Dès qu’il y a contrat, quel qu’il soit, un minimum de confiance s’avère indispensable. Mais dans un contrat portant sur l’humain, la confiance joue un rôle décisif : quelle possibilité de formation et de progrès personnels, en effet, pour celle ou celui qui n’a pas foi en ses formateurs ? C’est dire que le choix positif d’une école plutôt que d’une autre n’est pas un incident de parcours, mais un facteur essentiel et déterminant pour la réussite. Or une confiance fondée sur des rencontres personnelles ne se compare pas à celle qui ne reposerait que sur une vague réputation.

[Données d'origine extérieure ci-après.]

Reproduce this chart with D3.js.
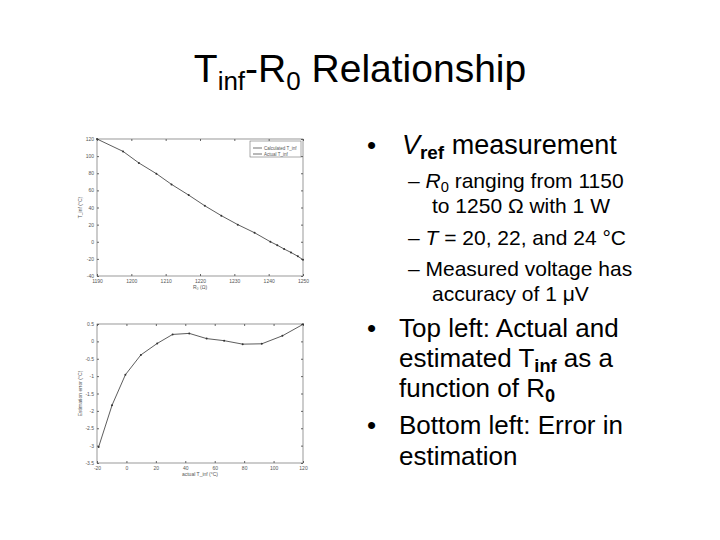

La vision positive d’une école, née chez l’enfant en même temps que chez ses parents, sera pour lui un gage de bien-vivre et le tremplin nécessaire pour son épanouissement personnel. Dans l’absolu, on pourrait dire qu’il n’existe pas de « bonnes écoles » et de « mauvaises écoles ». Chacune d’elles a développé son projet propre. Même si les programmes et les structures administratives sont forcément semblables, chaque communauté scolaire les a assimilés à sa manière pour leur donner le plus d’humanité possible. Les voies et les voix sont diverses. Les unes et les autres ne conviennent pas à tous. Présenter comme un idéal d’égalité que n’importe quel enfant, pion interchangeable, puisse aller dans n’importe quelle école n’a pas de sens. L’égalité, c’est que chaque enfant puisse, avec ses parents, choisir sans contrainte l’école dont il ressent qu’elle l’appelle à réussir.

La démarche d’inscription conçue comme un engagement important ne sera plus possible dans de bonnes conditions si le nouveau décret impose une date tardive pour commencer à inscrire. Les rencontres patientes qui se programmaient sur une année scolaire entière au moins ne pourront plus commencer avant le 30 novembre, vient-on de préciser par circulaire. Chaque inscription respectueuse des personnes va y perdre. Pour y gagner quelle contrepartie ? La conviction bien théorique qu’enfin toute école est accessible à tous ? Mais c’est déjà le cas (presque) toujours : sauf rares exceptions, il n’y a plus d’examens d’entrée, plus de critères d’admission, plus de sélection basée sur les résultats… La seule sélection – et elle demeurera, à moins qu’elle ne s’accentue – s’opère à l’initiative des parents, selon qu’ils s’y prennent tôt ou tard pour entreprendre les démarches ou selon qu’ils sont prêts à passer ou non une nuit blanche devant l’école à l’ouverture des inscriptions. Avec une date butoir, évitera-t-on les priorités indues ou créera-t-on seulement une priorité pour les initiés par rapport à ceux qui ne sont pas au fait des décrets et arrêtés ministériels ?

Malgré les désirs d’ouverture, les conditions concrètes des inscriptions dans les écoles montrent bien la difficulté d’assurer une mixité sociale, même si celle-ci est plus grande aujourd’hui qu’hier. Il est loin d’être sûr que le présent décret aura une incidence positive en la matière. Peut-être au contraire. Il serait dommage et choquant pour le commun des mortels que la poursuite aventureuse d’un mythe, celui d’une école dont les élèves représenteraient statistiquement toutes les couches d’une société, finisse, à force d’effets pervers, par rendre plus difficile la réussite de tous.

Publié dans La Libre Belgique, p. 28, le samedi 27 septembre 2007.